● **REQUIREMENTS**:
Pictures are not part of the copy. Retype the lines from the first one through the line that contains "width=220pt, minimum height=21pt]".

:: RECORDED DATA ::

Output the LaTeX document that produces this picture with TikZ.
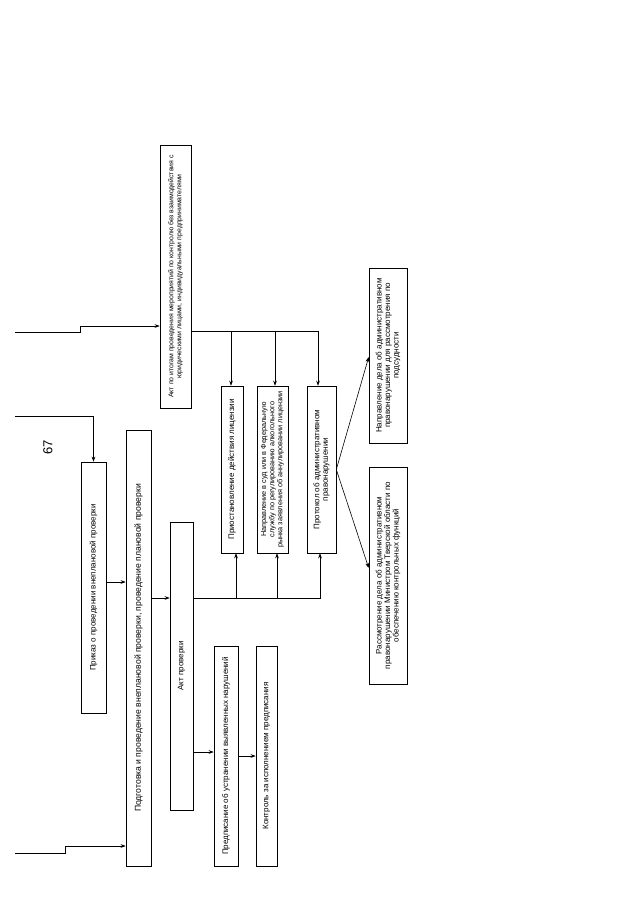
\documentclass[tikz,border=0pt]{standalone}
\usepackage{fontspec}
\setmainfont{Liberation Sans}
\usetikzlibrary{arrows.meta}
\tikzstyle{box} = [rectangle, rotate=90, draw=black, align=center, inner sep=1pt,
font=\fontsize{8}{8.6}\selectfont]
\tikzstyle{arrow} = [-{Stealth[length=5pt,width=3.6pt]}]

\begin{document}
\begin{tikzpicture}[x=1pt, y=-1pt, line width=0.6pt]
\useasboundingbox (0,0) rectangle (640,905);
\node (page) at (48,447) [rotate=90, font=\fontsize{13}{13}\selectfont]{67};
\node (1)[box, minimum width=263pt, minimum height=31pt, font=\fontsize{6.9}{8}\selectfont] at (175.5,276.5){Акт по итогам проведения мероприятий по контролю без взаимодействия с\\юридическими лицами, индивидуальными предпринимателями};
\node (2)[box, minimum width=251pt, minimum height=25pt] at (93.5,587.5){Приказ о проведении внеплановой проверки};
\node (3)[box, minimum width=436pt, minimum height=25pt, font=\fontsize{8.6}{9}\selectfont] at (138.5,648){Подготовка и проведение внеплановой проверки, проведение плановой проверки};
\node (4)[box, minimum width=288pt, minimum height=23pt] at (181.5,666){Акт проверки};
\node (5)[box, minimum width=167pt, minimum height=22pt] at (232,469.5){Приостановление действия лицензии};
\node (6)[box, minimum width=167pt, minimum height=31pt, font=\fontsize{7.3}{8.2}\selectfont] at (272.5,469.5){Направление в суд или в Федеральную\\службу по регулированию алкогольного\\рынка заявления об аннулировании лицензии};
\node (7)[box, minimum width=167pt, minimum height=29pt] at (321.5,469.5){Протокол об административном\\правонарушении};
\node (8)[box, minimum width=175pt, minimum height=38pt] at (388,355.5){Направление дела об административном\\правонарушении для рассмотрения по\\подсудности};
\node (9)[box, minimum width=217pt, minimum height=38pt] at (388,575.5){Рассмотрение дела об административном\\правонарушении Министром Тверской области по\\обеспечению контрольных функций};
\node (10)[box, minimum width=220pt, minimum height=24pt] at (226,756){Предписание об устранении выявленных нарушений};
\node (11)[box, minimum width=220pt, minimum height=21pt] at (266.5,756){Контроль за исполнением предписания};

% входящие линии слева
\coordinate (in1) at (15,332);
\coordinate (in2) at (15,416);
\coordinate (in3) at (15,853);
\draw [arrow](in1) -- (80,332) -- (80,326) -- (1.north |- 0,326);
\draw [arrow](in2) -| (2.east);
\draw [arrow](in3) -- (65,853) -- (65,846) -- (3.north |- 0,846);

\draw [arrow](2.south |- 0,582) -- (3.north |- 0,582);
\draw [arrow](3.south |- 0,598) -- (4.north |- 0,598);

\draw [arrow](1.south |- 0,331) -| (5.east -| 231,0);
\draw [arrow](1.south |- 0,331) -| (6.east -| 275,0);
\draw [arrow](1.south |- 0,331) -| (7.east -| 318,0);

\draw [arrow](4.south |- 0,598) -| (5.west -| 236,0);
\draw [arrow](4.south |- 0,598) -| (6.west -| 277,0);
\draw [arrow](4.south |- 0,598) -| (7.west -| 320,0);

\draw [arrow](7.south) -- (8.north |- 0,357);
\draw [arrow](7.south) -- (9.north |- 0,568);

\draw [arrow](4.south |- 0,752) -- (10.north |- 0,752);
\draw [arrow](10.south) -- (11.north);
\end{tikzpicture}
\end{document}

:::

● **EXPECTED OUTPUT**:
Output the LaTeX document that produces this picture with TikZ.
\documentclass[tikz,border=0pt]{standalone}
\usepackage{fontspec}
\setmainfont{Liberation Sans}
\usetikzlibrary{arrows.meta}
\tikzstyle{box} = [rectangle, rotate=90, draw=black, align=center, inner sep=1pt,
font=\fontsize{8}{8.6}\selectfont]
\tikzstyle{arrow} = [-{Stealth[length=5pt,width=3.6pt]}]

\begin{document}
\begin{tikzpicture}[x=1pt, y=-1pt, line width=0.6pt]
\useasboundingbox (0,0) rectangle (640,905);
\node (page) at (48,447) [rotate=90, font=\fontsize{13}{13}\selectfont]{67};
\node (1)[box, minimum width=263pt, minimum height=31pt, font=\fontsize{6.9}{8}\selectfont] at (175.5,276.5){Акт по итогам проведения мероприятий по контролю без взаимодействия с\\юридическими лицами, индивидуальными предпринимателями};
\node (2)[box, minimum width=251pt, minimum height=25pt] at (93.5,587.5){Приказ о проведении внеплановой проверки};
\node (3)[box, minimum width=436pt, minimum height=25pt, font=\fontsize{8.6}{9}\selectfont] at (138.5,648){Подготовка и проведение внеплановой проверки, проведение плановой проверки};
\node (4)[box, minimum width=288pt, minimum height=23pt] at (181.5,666){Акт проверки};
\node (5)[box, minimum width=167pt, minimum height=22pt] at (232,469.5){Приостановление действия лицензии};
\node (6)[box, minimum width=167pt, minimum height=31pt, font=\fontsize{7.3}{8.2}\selectfont] at (272.5,469.5){Направление в суд или в Федеральную\\службу по регулированию алкогольного\\рынка заявления об аннулировании лицензии};
\node (7)[box, minimum width=167pt, minimum height=29pt] at (321.5,469.5){Протокол об административном\\правонарушении};
\node (8)[box, minimum width=175pt, minimum height=38pt] at (388,355.5){Направление дела об административном\\правонарушении для рассмотрения по\\подсудности};
\node (9)[box, minimum width=217pt, minimum height=38pt] at (388,575.5){Рассмотрение дела об административном\\правонарушении Министром Тверской области по\\обеспечению контрольных функций};
\node (10)[box, minimum width=220pt, minimum height=24pt] at (226,756){Предписание об устранении выявленных нарушений};
\node (11)[box, minimum width=220pt, minimum height=21pt] at (266.5,756){Контроль за исполнением предписания};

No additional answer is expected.